La revue stratégique de 2017 indiquait : « En apportant un volume d'activité complémentaire à la commande nationale et en stimulant l'innovation dans un environnement international très concurrentiel, l'export reste capital pour une industrie de défense compétitive et le maintien des compétences. » Comme j'ai déjà eu l'occasion de le souligner, si l'activité à l'exportation faiblissait pour notre base industrielle et technologique de défense (BITD), l'État n'aurait que deux options : soit renoncer à l'autonomie stratégique française, soit payer plus cher ses propres équipements. Les travaux de Benjamin Griveaux et Jean-Louis Thiériot sur l'industrie de défense devraient, je le suppose, aborder cette problématique.
J'ai conscience que le développement à l'export passe aussi par l'absolue certitude du respect de nos engagements internationaux, et notamment des embargos sur les armes. Cette exigence est la condition indispensable à la préservation d'un consensus national. Vous y contribuez d'ailleurs, Madame la ministre, en venant chaque année devant nous.

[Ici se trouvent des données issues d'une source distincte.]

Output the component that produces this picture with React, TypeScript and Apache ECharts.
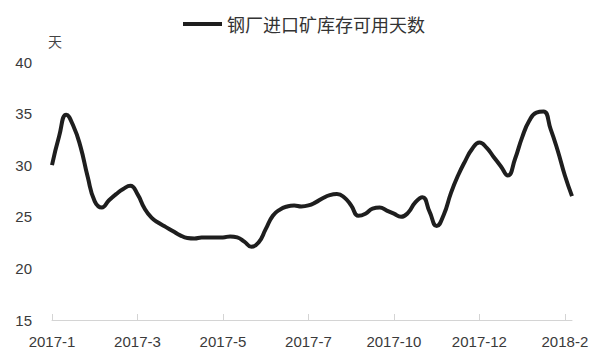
import React, { useEffect, useRef } from "react";
import * as echarts from "echarts";

const seriesName = "钢厂进口矿库存可用天数";
const unitLabel = "天";
const tickLabels = ["2017-1", "2017-3", "2017-5", "2017-7", "2017-10", "2017-12", "2018-2"];
const pointsPerTick = 12;
const values = [
  30.0, 32.8, 34.9, 33.8, 31.8, 28.9, 26.5, 25.9, 26.6, 27.2,
  27.7, 28.0, 27.2, 25.8, 24.9, 24.4, 24.0, 23.6, 23.2, 22.95,
  22.9, 23.0, 23.0, 23.0, 23.0, 23.1, 23.0, 22.6, 22.1, 22.5,
  23.8, 25.1, 25.7, 26.0, 26.1, 26.0, 26.1, 26.4, 26.8, 27.1,
  27.2, 26.9, 26.1, 25.1, 25.3, 25.8, 25.9, 25.6, 25.3, 25.0,
  25.4, 26.4, 26.9, 25.5, 24.1, 25.2, 27.3, 29.0, 30.4, 31.6,
  32.2, 31.7, 30.8, 29.9, 29.0, 30.6, 32.7, 34.3, 35.1, 35.2,
  33.5, 31.4, 29.0, 27.0,
];
const categories = values.map((_, i) =>
  i % pointsPerTick === 0 ? tickLabels[i / pointsPerTick] : `p${i}`
);

const numFont = "'Liberation Sans', Arial, sans-serif";

export default function App() {
  const ref = useRef<HTMLDivElement>(null);
  useEffect(() => {
    if (!ref.current) return;
    const chart = echarts.init(ref.current, undefined, { renderer: "svg" });
    chart.setOption({
      animation: false,
      backgroundColor: "#ffffff",
      legend: {
        top: 10,
        left: 178,
        icon: "rect",
        itemWidth: 39,
        itemHeight: 4,
        textStyle: { fontFamily: "Noto Sans CJK SC", fontSize: 18, color: "#333" },
        data: [seriesName],
      },
      graphic: [
        {
          type: "text",
          left: 48,
          top: 34,
          style: { text: unitLabel, fontFamily: "Noto Sans CJK SC", fontSize: 14, fill: "#444" },
        },
      ],
      grid: { left: 52, right: 28, top: 62, bottom: 43 },
      xAxis: {
        type: "category",
        boundaryGap: false,
        data: categories,
        axisLine: { lineStyle: { color: "#d4d4d4", width: 1 } },
        axisTick: { show: true, inside: true, length: 6, interval: pointsPerTick - 1, lineStyle: { color: "#d4d4d4" } },
        axisLabel: {
          interval: pointsPerTick - 1,
          margin: 14,
          fontFamily: numFont,
          fontSize: 15,
          color: "#3a3a3a",
        },
        splitLine: { show: false },
      },
      yAxis: {
        type: "value",
        min: 15,
        max: 40,
        interval: 5,
        axisLine: { show: false },
        axisTick: { show: false },
        splitLine: { show: false },
        axisLabel: { margin: 20, fontFamily: numFont, fontSize: 15, color: "#3a3a3a" },
      },
      series: [
        {
          name: seriesName,
          type: "line",
          data: values,
          smooth: true,
          showSymbol: false,
          symbol: "none",
          lineStyle: { color: "#1e1e1e", width: 4 },
          itemStyle: { color: "#1e1e1e" },
        },
      ],
    });
    return () => chart.dispose();
  }, []);
  return <div ref={ref} style={{ width: 600, height: 363, position: "fixed", left: 0, top: 0 }} />;
}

Des améliorations sont sans doute encore possibles, notamment dans le domaine du contrôle parlementaire, et notre commission attend avec intérêt les conclusions des travaux entrepris sur ce sujet par Jacques Maire et Michèle Tabarot.
Enfin, le rapport 2020 met en lumière les demandes croissantes, de la part de nos partenaires internationaux, de transferts de technologie, ce qui constitue un enjeu particulier en termes de non-prolifération et de préservation des intérêts de sécurité de notre pays. Là encore, nous souhaiterions connaître la façon dont vous envisagez ce défi dans les années à venir.